В жизни и произведениях рабочих писателей странствия наделялись особым значением и пафосом. Пролетарские авторы без конца разрабатывали тему культурной, психологической и моральной изоляции. Чувствуя себя глубинно чужими, они имели склонность культивировать свою отчужденность, которая граничила со своеобразной культурной и моральной тошнотой. Как мы видели, рабочая пресса изобиловала сочинениями рабочих, которые выражали презрение к типичным представителям низших классов России. Многие открыто высказывались о том, сколь тяжелое влияние оказывает на их личность обитание в подобной среде. Как писал Иван Кубиков, «мыслящие рабочие» вынуждены постоянно «защищать свой внутренней мир от плевков» – то ли хозяев, то ли других рабочих. Соседство культурно неразвитых рабочих опаснее всего, потому что при этом увеличивается вероятность, что «мыслящего рабочего» затянет обратно разлагающая пошлая среда. Как бы то ни было, моральное разложение товарищей более всего беспокоило «мыслящих рабочих». Комментируя свежий рассказ Горького «Хозяин. Страницы автобиографии»[171]
, Кубиков отмечал, «как хорошо обрисовано Горьким чувство одиночества» мыслящего рабочего «среди серой и отсталой массы». Глядя на то, «в какой грязи варятся души человеческие», Кубиков чувствует себя «чужим зверем среди этих людей»[172].Через поэтическое и прозаическое творчество рабочих авторов – в котором преобладал, безусловно, автобиографический элемент – красной нитью проходит тема пробуждающегося и чувствительного индивида, чуждого окружающим его обычным, темным людям. Рабочие авторы являлись, выражаясь языком того времени, «культурными одиночками» [Деев-Хомяковский 1915b: 10–11] и порой даже брали псевдонимы, которые передавали соответствующий смысл: у Гастева – Одинокий, у Маширова – Самобытник, у Соловьева – Нелюдим. Говоря языком автобиографических заметок Савина, рабочие авторы разрабатывали тему мятущейся «поэтической» личности, противостоящей «прозаической» трясине повседневной жизни. В одной художественно обработанной истории жизни чувствительного, имеющего высокие устремления и одинокого молодого рабочего описывалось его отвращение к «окружавшей с детства малокультурной и малограмотной среды». Повзрослев, он вынужденно «держался особняком от сотоварищей по профессии», в которых замечал множество пороков. Подобная жизненная позиция давалась нелегко. Когда он отказался участвовать вместе с приятелями в ограблении магазина, те подвергли его травле[173]
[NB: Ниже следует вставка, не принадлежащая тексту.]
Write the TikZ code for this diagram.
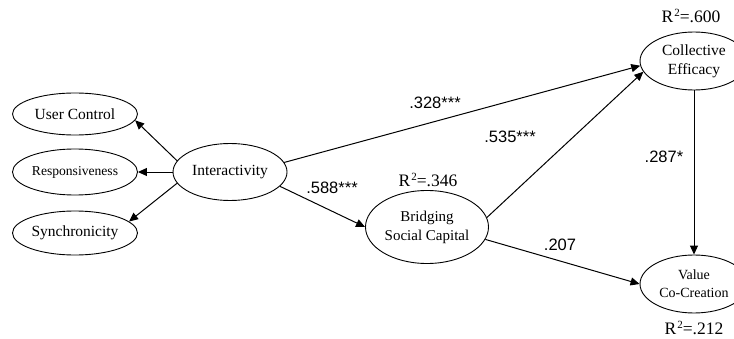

. Другой автор описывал, как рабочие издевались над одним из них за то, что тот увлечен чтением. Его отталкивали «побои, ругань, упреки товарищей», а те в ответ прозвали его Фарисеем [Деев-Хомяковский 1915а: 7–8]. Подобные конфликты стали общим местом в произведениях, написанных рабочими интеллигентами и о рабочих интеллигентах, и отражали болезненную правду жизни. В то же время рабочие авторы порой сообщали о более трагическом финале попыток вновь встроиться в свою среду, когда рабочий начинал пить, буянить (и, возможно, бить жену), бросал читать книги, искать правду и отказывался от новых привычек, делавших его чужим. Например, один такой рабочий, который ненадолго вернулся в свою среду, в конце концов бросился под поезд [Семенов 1911: 2][174]. Иногда подобное отчуждение от рабочей среды приводило к еще более болезненной утрате собственной социальной идентичности. Алексей Чижиков писал в 1914 году о «душе рабочего», которая не отличается от души царя или принца, но «заключена в грубую рабочую кожу»[175].